--- START OF MATERIAL FOR THE TASK ---

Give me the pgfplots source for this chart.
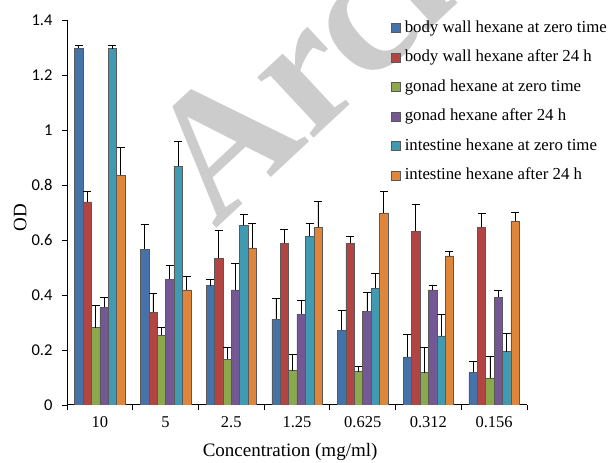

--- END OF MATERIAL FOR THE TASK ---
--- START OF MATERIAL FOR THE TASK ---

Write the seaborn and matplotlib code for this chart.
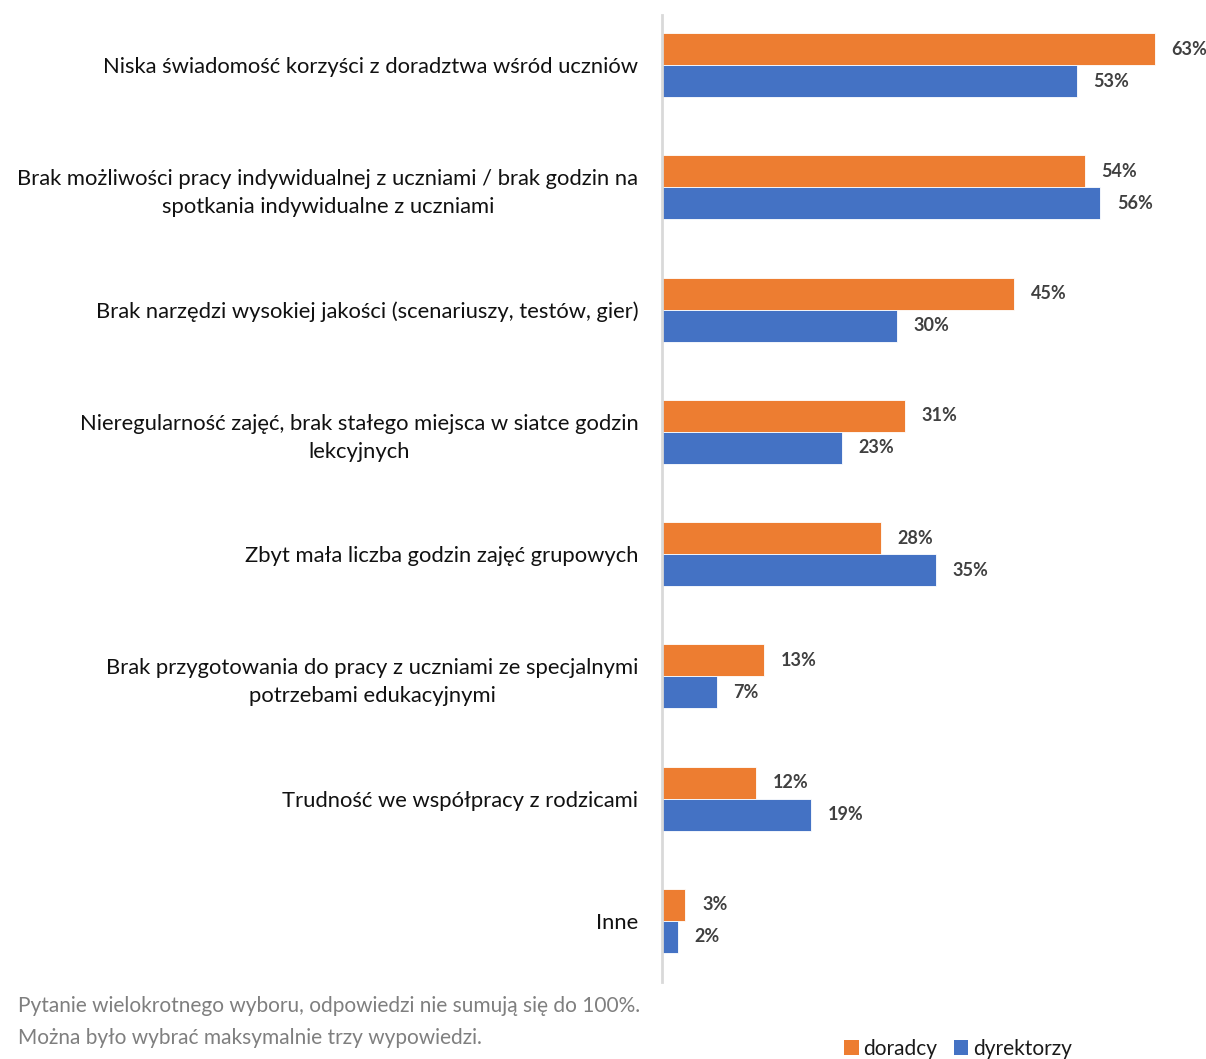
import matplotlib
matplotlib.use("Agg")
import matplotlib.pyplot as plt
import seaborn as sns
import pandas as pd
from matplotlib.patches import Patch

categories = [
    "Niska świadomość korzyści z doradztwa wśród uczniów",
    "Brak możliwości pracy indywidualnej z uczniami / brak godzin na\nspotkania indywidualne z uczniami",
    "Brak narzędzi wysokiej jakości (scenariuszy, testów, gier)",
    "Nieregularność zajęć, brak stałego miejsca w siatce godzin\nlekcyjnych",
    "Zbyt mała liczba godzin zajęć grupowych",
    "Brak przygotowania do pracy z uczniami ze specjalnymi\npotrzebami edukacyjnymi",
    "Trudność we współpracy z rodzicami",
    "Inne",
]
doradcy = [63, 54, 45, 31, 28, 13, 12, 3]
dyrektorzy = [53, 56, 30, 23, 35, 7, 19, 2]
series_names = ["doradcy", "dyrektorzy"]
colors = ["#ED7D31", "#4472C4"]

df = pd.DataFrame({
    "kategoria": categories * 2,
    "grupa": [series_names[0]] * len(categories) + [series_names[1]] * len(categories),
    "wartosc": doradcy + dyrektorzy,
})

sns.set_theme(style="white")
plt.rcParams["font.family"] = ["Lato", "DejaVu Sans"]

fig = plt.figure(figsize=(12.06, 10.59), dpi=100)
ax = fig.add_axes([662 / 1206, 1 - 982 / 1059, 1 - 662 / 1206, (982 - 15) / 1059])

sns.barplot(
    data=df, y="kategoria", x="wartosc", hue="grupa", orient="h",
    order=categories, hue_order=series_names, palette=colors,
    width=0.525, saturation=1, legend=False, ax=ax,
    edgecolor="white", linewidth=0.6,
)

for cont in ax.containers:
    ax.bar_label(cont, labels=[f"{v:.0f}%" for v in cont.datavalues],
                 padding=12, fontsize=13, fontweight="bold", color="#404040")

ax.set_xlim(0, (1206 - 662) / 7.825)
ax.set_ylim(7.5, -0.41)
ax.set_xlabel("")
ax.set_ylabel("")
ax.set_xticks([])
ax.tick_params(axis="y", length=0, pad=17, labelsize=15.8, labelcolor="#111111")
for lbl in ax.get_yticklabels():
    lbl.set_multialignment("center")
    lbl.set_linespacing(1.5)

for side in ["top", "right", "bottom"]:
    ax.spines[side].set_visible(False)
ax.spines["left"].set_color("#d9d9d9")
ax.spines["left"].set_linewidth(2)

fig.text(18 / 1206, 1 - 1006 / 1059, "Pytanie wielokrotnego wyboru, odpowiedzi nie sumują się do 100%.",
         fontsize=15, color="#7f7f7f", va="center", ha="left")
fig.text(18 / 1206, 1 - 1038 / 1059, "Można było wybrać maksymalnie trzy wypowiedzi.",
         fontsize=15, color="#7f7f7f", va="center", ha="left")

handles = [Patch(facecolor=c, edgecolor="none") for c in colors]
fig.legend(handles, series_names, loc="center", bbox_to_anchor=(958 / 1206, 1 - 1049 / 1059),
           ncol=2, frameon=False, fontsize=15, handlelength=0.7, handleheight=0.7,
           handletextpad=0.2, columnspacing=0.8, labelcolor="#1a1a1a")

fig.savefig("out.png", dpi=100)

--- END OF MATERIAL FOR THE TASK ---

TO DO: Skip the pictures and repeat, word for word, the lines from the one containing "Write the seaborn" to the one containing "from matplotlib.patches import Patch", keeping both of those lines.

OUTPUT:
Write the seaborn and matplotlib code for this chart.
import matplotlib
matplotlib.use("Agg")
import matplotlib.pyplot as plt
import seaborn as sns
import pandas as pd
from matplotlib.patches import Patch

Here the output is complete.